Undoing the settlement, destroying the peace

ESR, an avowed Yankee, explains why it is a terrible idea to permit SJWs to demolish the symbols of Southern history and pride in the name of diversity and equality:

The statues now at issue were mostly erected between 1865 and 1914 by organizations like the Daughters of the Confederacy who were fully invested in the soft version of Lost Cause romanticism. In view of current revisionism, it should be remembered that, in the time before the early 1960s when one could express white-supremacist and segregationist beliefs in the South and expect a lot of applause, the statue builders generally didn’t play that song.

We know this because we can read the dedications they chiseled on their monuments. Whatever the statue-builders may have privately believed, the face – the myth – about that they presented was not one of white supremacy justified but of virtue and heroism in a lost cause.

My cultural and political ancestors, the Yankees who had won the war, got out of the statue-builders’ way because we understood that the statue-builders were, in fact, cooperating in the great settlement between South and North. Making heroes of the rebels was not a large price to pay if it meant that Southern pride became American pride.

In fact, the deception was quite mutual. Southerners, by and large, tried to pretend their revolt had not been a defense of the indefensible. Northerners by and large, decided that agreeing with that pretense (or at least not disputing it in public) was a polite fiction useful to everybody.
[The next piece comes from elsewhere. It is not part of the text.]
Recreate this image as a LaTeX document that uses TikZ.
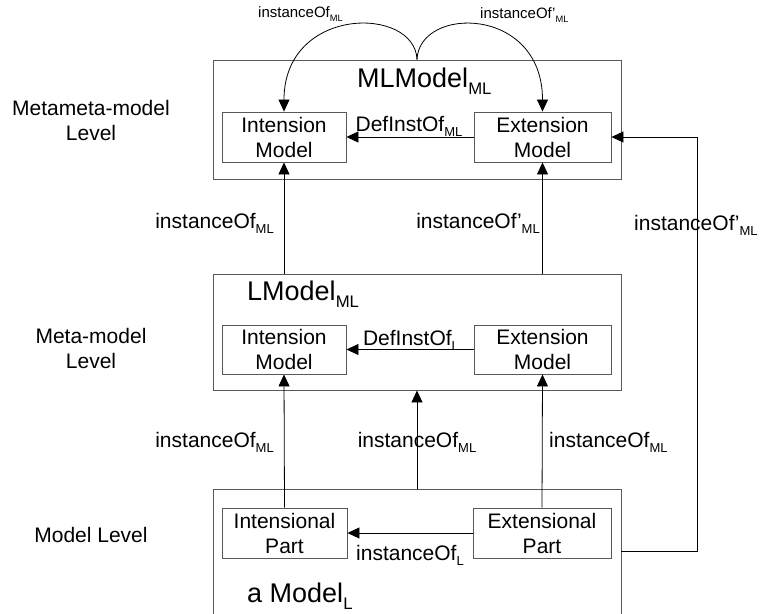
\documentclass[tikz,border=0pt]{standalone}
\usepackage{fontspec}
\setmainfont{Liberation Sans}
\usetikzlibrary{arrows.meta}
\newcommand{\lsub}[1]{\raisebox{-0.28em}{\scalebox{0.62}{#1}}}

\begin{document}
\begin{tikzpicture}[x=1pt,y=-1pt,
    box/.style={draw=black!65,line width=0.9pt,inner sep=0pt},
    part/.style={box,align=center,font=\fontsize{21}{25}\selectfont},
    lvl/.style={align=center,font=\fontsize{21}{25}\selectfont},
    ttl/.style={anchor=base west,inner sep=0pt,font=\fontsize{27}{30}\selectfont},
    lbl/.style={inner sep=0pt,font=\fontsize{21}{25}\selectfont},
    small/.style={inner sep=0pt,anchor=base west,font=\fontsize{15}{18}\selectfont},
    arr/.style={-{Triangle[length=12pt,width=11pt]},line width=0.8pt}]
    \useasboundingbox (0,0) rectangle (760,613);
    \clip (0,0) rectangle (760,613);
    % levels
    \node[lvl] (lv1) at (91,120) {Metameta-model\\Level};
    \node[lvl] (lv2) at (91,348) {Meta-model\\Level};
    \node[lvl] (lv3) at (91,535) {Model Level};
    % metameta-model
    \node[box,minimum width=408pt,minimum height=119pt] (mlbox) at (417,119.5) {};
    \node[ttl] (mlttl) at (357,87) {MLModel\lsub{ML}};
    \node[part,minimum width=124pt,minimum height=50pt] (mlint) at (284,137) {Intension\\Model};
    \node[part,minimum width=137pt,minimum height=50pt] (mlext) at (542.5,137) {Extension\\Model};
    % meta-model
    \node[box,minimum width=408pt,minimum height=116pt] (lbox) at (417,332) {};
    \node[ttl] (lttl) at (247,300) {LModel\lsub{ML}};
    \node[part,minimum width=124pt,minimum height=49pt] (lint) at (284,349.5) {Intension\\Model};
    \node[part,minimum width=137pt,minimum height=49pt] (lext) at (542.5,349.5) {Extension\\Model};
    % model
    \node[box,minimum width=408pt,minimum height=142pt] (mbox) at (417,560) {};
    \node[ttl] (mttl) at (247,602) {a Model\lsub{L}};
    \node[part,minimum width=125pt,minimum height=50pt] (mint) at (284.5,533) {Intensional\\Part};
    \node[part,minimum width=138pt,minimum height=50pt] (mext) at (542,533) {Extensional\\Part};

    % inside the boxes
    \draw[arr] (mlext) -- (mlint);
    \node[lbl,anchor=base] (dml) at (409,131) {DefInstOf\lsub{ML}};
    \draw[arr] (lext) -- (lint);
    \node[lbl,anchor=base] (dl) at (411,345) {DefInstOf\lsub{L}};
    \draw[arr] (mext) -- (mint);
    \node[lbl,anchor=base] (il) at (410,560) {instanceOf\lsub{L}};

    % top arcs
    \draw[arr] (mlbox.north) .. controls +(-2,-54) and +(0,-106) .. (mlint.north);
    \draw[arr] (mlbox.north) .. controls +(2,-54) and +(0,-106) .. (mlext.north);
    \node[small] (a1) at (258,17) {instanceOf\lsub{ML}};
    \node[small] (a2) at (480,18) {instanceOf'\lsub{ML}};

    % between levels
    \draw[arr] (mlint.south |- lbox.north) -- (mlint.south);
    \draw[arr] (mlext.south |- lbox.north) -- (mlext.south);
    \node[lbl,anchor=base east] (u1) at (274,228) {instanceOf\lsub{ML}};
    \node[lbl,anchor=base east] (u2) at (540,228) {instanceOf'\lsub{ML}};
    \draw[arr] (mint.north) -- (lint.south);
    \draw[arr] (mbox.north) -- (lbox.south);
    \draw[arr] (mext.north) -- (lext.south);
    \node[lbl,anchor=base east] (d1) at (274,447) {instanceOf\lsub{ML}};
    \node[lbl,anchor=base] (d2) at (417,447) {instanceOf\lsub{ML}};
    \node[lbl,anchor=base west] (d3) at (549,447) {instanceOf\lsub{ML}};

    % long way round on the right
    \coordinate (rbot) at (697,551);
    \draw[arr] (rbot -| mbox.east) -- (rbot) |- (mlext.east);
    \node[lbl,anchor=base west] (r1) at (634,230) {instanceOf'\lsub{ML}};
\end{tikzpicture}
\end{document}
The statue-smashers either fail to understand that great settlement (likely), or intend to undo it (not likely), or are pursuing a broader aim which I’ll address near the end of this essay.

It is 2017 and the wounds of the Civil War have not entirely healed. “Damnyankee” is still a single word in much of the South. Failing to understand the great settlement creates the risk that those wounds could re-open into divisive regionalism and eventual conflict.

This is especially so since Southerners already feel like victims in the red/blue conflict that now divides coastal urban elites from Middle America. Many Blue tribesmen talk as though they think everybody living more than 60 miles inland and outside a university town is a closet neo-Confederate. This is fantasy, but there is a possible future in which Southern resentment becomes the dominant symbology of the Red tribe in a way it is not today.

Some people are going to want to interject at this point “What about the insult to black people? Aren’t those statues symbols of white supremacy that should be smashed on that account alone?”

Brother, if I believed that I would be swinging a hammer myself. But the mission of the statue builders was to redeem the honor of the South in part by editing white supremacism and slavery out of our cultural memory of the war. They largely deceived themselves with Lost Cause romanticism. Making those statues into symbols of black subjugation would have undercut their whole project.

I do not want to see the post-Civil-War settlement undone. Thus, I’m in favor of letting Southerners keep their statues and their myths. We should let Southern heroes remain American heroes because that is what worked to pull the country back together – and because after the war so many of them really did argue for reconciliation.

The USA isn’t going to collapse because the South rises again, rather, the South will rise again when the USA collapses under the weight of all of its competing identities.